>>>

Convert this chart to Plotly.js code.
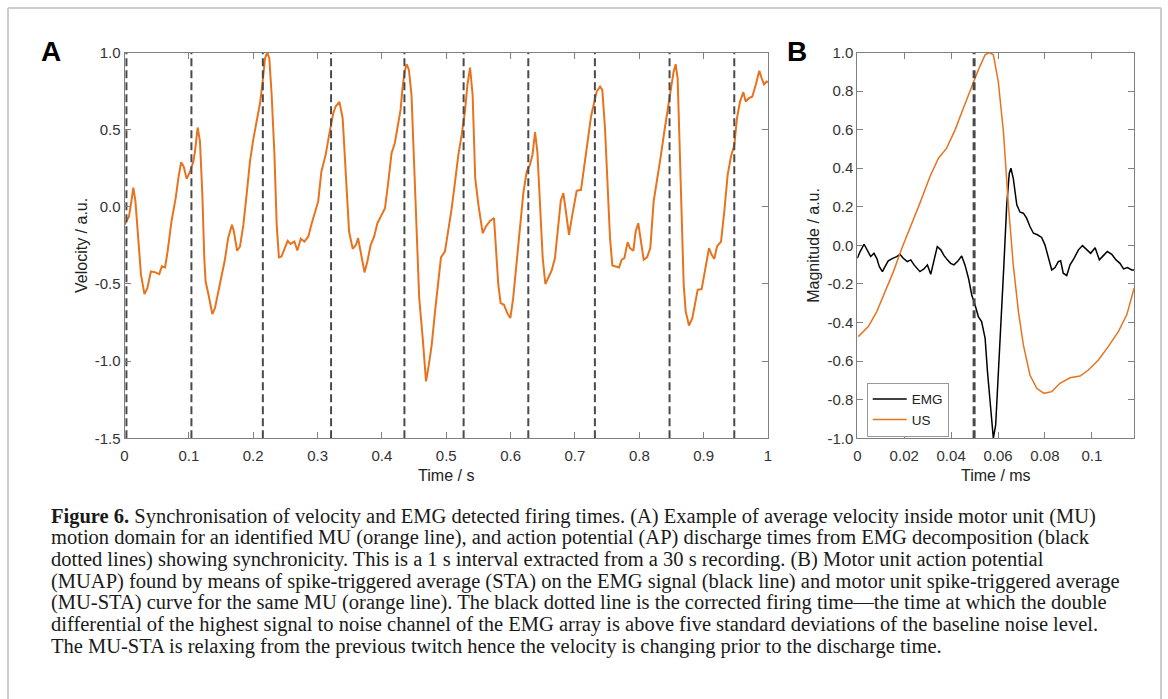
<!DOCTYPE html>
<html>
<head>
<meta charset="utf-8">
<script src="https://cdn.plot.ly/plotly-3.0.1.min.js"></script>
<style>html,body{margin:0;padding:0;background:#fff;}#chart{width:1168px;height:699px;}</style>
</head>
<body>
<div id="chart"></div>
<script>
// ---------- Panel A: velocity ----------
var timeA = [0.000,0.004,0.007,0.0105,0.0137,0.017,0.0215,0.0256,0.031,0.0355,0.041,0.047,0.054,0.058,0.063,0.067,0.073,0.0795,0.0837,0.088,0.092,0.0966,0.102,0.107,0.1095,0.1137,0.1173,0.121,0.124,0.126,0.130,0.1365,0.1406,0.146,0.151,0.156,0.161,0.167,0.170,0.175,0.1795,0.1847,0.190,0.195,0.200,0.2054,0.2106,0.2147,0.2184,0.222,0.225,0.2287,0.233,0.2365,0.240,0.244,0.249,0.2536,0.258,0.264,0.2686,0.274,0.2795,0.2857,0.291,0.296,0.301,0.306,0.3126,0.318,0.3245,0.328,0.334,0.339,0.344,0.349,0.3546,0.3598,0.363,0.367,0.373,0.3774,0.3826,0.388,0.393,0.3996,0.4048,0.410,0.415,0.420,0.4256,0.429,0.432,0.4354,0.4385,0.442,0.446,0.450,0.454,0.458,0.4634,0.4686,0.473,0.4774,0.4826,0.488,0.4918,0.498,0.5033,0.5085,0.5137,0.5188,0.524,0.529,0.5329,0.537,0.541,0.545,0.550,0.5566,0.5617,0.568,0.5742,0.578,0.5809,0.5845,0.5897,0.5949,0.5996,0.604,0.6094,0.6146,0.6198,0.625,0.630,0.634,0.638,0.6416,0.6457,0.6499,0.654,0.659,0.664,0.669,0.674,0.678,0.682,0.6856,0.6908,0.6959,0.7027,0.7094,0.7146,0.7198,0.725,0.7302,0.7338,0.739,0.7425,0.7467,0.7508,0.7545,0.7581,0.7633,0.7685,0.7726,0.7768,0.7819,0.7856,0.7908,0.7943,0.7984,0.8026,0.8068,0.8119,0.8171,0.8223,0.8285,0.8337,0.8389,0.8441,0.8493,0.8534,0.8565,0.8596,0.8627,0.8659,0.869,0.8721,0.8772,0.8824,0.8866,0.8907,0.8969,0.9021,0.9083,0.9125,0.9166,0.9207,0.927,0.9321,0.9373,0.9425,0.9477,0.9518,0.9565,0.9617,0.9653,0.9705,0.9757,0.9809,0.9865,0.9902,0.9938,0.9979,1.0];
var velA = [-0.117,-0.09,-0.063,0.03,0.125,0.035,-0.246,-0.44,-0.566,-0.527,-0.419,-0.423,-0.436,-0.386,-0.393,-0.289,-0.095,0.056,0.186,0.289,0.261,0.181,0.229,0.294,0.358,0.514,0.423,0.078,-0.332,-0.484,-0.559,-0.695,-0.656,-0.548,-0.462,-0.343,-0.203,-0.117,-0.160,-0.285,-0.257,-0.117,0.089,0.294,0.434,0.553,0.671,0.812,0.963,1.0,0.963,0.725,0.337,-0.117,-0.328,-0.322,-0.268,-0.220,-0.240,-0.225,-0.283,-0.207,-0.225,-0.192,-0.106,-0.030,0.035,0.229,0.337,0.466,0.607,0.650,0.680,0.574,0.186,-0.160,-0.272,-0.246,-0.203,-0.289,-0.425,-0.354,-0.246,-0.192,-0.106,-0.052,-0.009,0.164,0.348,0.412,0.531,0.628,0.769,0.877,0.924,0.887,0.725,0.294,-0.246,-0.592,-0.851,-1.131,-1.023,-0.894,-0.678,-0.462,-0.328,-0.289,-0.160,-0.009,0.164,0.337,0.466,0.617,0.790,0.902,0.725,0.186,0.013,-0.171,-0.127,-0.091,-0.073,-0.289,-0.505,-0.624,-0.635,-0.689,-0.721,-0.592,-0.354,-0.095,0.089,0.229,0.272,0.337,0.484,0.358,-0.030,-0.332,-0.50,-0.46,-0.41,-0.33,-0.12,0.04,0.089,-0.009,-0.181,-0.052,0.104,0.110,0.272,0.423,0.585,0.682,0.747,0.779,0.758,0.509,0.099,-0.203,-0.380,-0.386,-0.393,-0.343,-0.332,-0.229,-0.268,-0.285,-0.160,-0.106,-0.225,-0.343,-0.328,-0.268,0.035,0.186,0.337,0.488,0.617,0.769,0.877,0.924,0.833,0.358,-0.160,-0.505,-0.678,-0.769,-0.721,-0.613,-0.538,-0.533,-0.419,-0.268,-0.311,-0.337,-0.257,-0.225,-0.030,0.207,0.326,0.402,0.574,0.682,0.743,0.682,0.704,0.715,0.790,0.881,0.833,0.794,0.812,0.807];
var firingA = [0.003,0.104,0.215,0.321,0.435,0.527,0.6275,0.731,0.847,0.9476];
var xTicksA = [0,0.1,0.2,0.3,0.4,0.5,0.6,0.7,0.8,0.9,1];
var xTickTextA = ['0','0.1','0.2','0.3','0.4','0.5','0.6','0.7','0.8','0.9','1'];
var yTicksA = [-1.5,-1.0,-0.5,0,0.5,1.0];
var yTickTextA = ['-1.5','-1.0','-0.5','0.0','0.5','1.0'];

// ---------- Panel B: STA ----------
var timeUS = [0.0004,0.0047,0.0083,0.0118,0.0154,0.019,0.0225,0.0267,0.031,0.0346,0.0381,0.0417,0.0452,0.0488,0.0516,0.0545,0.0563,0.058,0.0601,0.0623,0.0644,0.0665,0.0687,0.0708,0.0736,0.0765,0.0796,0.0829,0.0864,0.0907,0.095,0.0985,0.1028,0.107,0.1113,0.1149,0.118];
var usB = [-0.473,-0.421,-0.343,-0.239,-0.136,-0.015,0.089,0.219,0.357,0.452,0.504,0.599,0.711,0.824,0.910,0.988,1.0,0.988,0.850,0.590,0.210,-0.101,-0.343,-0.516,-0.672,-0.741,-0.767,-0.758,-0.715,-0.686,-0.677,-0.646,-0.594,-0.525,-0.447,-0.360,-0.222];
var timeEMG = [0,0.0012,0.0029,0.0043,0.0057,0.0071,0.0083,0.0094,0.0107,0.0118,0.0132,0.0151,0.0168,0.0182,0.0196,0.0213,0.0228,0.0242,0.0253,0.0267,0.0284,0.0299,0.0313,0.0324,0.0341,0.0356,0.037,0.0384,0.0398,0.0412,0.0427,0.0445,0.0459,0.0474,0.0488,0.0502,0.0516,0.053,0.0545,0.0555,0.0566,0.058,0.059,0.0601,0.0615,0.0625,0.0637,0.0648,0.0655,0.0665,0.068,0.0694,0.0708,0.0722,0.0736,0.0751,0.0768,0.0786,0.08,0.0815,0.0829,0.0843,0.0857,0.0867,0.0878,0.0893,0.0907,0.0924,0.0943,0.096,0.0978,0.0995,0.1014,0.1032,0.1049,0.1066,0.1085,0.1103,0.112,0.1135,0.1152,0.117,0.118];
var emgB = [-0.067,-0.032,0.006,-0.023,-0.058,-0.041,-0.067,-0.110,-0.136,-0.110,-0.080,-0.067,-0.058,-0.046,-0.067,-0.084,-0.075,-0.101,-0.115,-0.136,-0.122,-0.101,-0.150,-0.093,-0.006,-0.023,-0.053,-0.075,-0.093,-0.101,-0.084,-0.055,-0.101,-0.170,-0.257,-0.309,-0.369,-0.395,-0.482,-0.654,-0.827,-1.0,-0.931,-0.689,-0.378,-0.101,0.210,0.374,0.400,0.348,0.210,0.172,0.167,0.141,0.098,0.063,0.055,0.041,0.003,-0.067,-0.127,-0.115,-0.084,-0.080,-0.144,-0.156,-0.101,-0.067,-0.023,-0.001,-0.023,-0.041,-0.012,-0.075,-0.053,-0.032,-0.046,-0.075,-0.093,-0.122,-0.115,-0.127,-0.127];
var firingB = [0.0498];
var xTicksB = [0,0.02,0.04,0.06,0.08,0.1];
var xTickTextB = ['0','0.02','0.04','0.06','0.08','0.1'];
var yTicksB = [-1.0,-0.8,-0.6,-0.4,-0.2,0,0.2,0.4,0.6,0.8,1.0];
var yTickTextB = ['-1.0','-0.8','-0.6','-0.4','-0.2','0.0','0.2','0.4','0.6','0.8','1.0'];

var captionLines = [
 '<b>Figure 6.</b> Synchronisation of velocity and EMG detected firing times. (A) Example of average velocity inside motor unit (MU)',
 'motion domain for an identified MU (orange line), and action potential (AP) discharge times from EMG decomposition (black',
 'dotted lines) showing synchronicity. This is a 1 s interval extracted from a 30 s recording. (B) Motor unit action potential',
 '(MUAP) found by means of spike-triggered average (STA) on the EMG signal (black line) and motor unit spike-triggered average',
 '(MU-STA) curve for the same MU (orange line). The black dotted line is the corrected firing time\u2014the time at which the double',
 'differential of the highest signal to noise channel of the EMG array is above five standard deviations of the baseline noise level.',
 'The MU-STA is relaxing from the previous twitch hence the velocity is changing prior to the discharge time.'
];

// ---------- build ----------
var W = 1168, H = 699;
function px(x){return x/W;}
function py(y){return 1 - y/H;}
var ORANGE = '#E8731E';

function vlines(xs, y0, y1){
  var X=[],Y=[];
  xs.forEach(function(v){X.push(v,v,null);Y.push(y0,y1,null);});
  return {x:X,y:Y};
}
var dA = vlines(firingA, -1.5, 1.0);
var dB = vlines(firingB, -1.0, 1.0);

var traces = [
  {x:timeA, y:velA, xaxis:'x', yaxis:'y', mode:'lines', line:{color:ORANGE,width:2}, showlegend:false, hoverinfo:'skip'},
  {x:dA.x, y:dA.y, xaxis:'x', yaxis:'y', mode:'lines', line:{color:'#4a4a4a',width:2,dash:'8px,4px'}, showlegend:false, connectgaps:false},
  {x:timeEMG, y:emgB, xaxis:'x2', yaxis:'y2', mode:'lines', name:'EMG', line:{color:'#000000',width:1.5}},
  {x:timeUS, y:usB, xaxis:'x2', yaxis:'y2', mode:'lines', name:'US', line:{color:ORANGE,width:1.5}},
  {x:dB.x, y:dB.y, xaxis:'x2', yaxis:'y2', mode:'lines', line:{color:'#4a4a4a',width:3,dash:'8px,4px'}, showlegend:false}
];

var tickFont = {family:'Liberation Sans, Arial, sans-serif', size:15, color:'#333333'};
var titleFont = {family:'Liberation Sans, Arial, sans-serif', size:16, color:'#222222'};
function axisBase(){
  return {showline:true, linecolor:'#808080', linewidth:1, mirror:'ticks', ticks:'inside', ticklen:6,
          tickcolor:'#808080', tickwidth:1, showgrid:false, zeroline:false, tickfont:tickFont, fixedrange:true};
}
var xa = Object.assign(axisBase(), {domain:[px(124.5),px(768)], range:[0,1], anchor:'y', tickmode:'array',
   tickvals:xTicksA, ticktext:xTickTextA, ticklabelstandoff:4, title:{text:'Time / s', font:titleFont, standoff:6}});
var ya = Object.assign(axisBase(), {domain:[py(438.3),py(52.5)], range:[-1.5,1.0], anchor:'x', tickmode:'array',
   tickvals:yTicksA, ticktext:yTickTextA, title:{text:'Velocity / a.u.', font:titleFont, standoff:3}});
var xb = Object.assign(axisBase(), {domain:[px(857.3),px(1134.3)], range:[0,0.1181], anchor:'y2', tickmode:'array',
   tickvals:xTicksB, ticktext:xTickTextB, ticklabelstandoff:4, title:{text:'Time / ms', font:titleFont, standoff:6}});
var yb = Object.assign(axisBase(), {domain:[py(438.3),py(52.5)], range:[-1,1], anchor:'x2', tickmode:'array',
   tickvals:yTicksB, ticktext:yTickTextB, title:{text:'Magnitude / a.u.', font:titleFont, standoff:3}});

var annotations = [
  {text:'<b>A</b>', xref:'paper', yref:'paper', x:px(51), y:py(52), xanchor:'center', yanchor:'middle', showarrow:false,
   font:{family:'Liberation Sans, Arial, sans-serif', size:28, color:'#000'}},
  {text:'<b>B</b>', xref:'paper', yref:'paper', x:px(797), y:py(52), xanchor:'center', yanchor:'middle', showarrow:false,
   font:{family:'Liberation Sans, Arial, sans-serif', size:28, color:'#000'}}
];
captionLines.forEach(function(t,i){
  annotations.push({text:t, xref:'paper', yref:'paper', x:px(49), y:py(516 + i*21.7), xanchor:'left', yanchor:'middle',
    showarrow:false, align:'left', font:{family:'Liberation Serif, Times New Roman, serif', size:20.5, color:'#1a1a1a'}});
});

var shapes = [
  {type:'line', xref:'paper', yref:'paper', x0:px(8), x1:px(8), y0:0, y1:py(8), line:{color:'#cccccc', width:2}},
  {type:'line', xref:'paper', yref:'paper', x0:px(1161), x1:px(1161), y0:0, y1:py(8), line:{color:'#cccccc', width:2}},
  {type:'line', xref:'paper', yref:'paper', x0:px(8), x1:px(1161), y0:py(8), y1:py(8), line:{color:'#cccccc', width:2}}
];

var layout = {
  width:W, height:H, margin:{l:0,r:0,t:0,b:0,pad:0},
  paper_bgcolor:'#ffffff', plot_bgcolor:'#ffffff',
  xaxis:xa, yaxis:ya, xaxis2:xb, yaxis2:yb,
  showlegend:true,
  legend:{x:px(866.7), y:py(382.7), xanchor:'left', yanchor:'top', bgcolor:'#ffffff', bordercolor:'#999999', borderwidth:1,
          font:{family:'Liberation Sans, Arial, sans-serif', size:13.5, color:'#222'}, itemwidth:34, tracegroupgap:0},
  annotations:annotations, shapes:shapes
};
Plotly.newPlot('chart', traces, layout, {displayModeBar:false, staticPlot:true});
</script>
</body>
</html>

<<<

Your objective. Search the lines for "chart". Copy each line that has it.

Answer to the exercise.
Convert this chart to Plotly.js code.
<style>html,body{margin:0;padding:0;background:#fff;}#chart{width:1168px;height:699px;}</style>
<div id="chart"></div>
Plotly.newPlot('chart', traces, layout, {displayModeBar:false, staticPlot:true});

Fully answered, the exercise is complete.